Sunday, December 28, 2025

The Ballad of Buster Scruggs - "All the Meanness in the Used-to-Be."

As I reach the end of the Coen filmography (as a duo, and hopefully not the true end), I have started to consider my Coen fandom. Before I started this rewatch, I would have put them up there with my favorite filmmakers of all time, and that’s still the case. But the tail end of things did give me a little doubt, and that’s bullshit. My love of the majority of their filmography put my expectations far too high. So when I see something like Hail, Caesar! and The Ballad of Buster Scruggs, I come away liking them and even appreciating how others can find them to be masterpieces, but I’m disappointed that I didn’t love the films.

This is obviously my own problem and no fault of the Coens. With Scruggs specifically, I think my issue was how much I loved True Grit upon this most recent re-watch. That movie just gets better every time I watch it. The first time I watched Scruggs, I don’t think I was expecting another True Grit, but the episodic nature of it threw me, and the Netflix release of it bothered me, as well. I’ve gotten more accepting of streaming releases, but there’s still this ‘90s kid in me that thinks of them as direct-to-video releases that are inherently lesser than theatrical releases.


Ignoring the streaming aspect (though I still think it’s bullshit that this doesn’t have a physical release), the episodic formula made this feel more like a limited series than a movie. I prefer longer stories from the Coens, not vignettes. Of course, all of this depends on how much you like the vignettes.

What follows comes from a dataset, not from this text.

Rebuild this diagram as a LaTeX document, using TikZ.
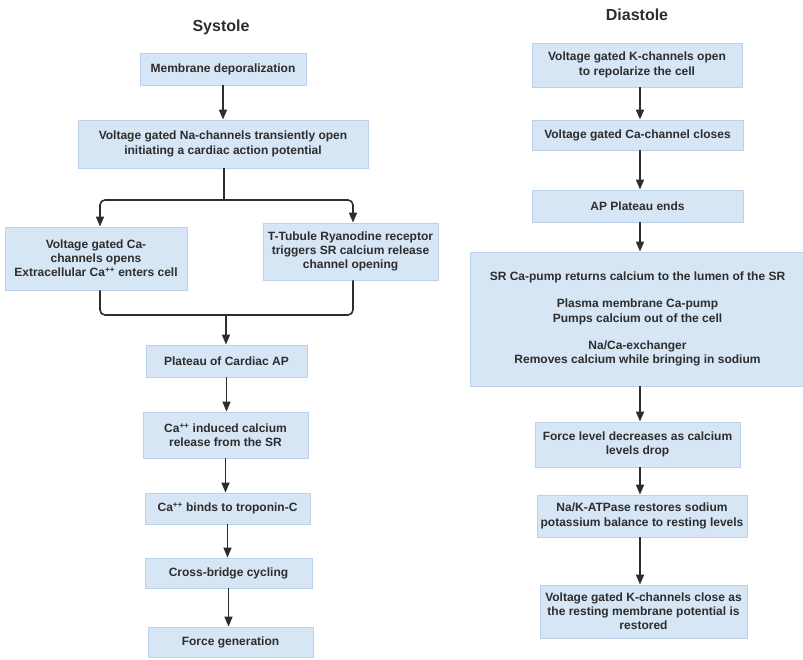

For the most part, I enjoyed them all. The titular “Scruggs” is my favorite just for the morbid fun (nothing beats the Kurgan shooting himself in the face three times) of it all. And I could watch a whole movie of Tim Blake Nelson singing and murdering his way through the Old West. The James Franco segment is better than just the meme it spawned. I’ll take Stephen Root yelling “Pan shot!” over “First time?” every time. And the Tom Waits prospector segment is simply beautiful. 


While my favorite segments feature plenty of death and misery, I still find them mostly fun. The other three segments bum me out. The wagon train segment is fine, and I appreciate how shitty it presents the reality of the world (and it confirms that Grandma Turner from True Grit is still kicking, or was, if it takes place before). But that ending is a bit of a gut punch. “The Mortal Remains” is my least favorite segment. I just don’t enjoy Sartre-type shit, even though all the acting and dialogue is top-notch. I especially enjoyed Harris from Major League (Chelcie Ross) as a fur trapper even goofier than the dentist with the bear hide from True Grit


Those two segments are downers, but nothing compares to “Meal Ticket,” with Liam Neeson and Harry Melling. Nothing in the entire Coen filmography bums me out as much as this segment. It’s to the point that if I ever watch this again, I plan on skipping this part. And that’s my biggest “issue” with the film; it bums me out. It’s just not something I want to return to, whereas films like Llewyn Davis, Raising Arizona, Miller’s Crossing, The Big Lebowski, Fargo, True Grit, No Country for Old Men, A Serious Man, and The Man Who Wasn’t There create worlds I want to revisit and spend time in, year after year, even if they contain some terrible things, as well. And I truly cannot explain what it is about those movies compared to the others that click with me, but I’ve seen some wildly different rankings of their films all over the internet, so I know I’m not alone. When one person’s bottom film can be another’s favorite, then you know you’re dealing with some of the best filmmakers of all time.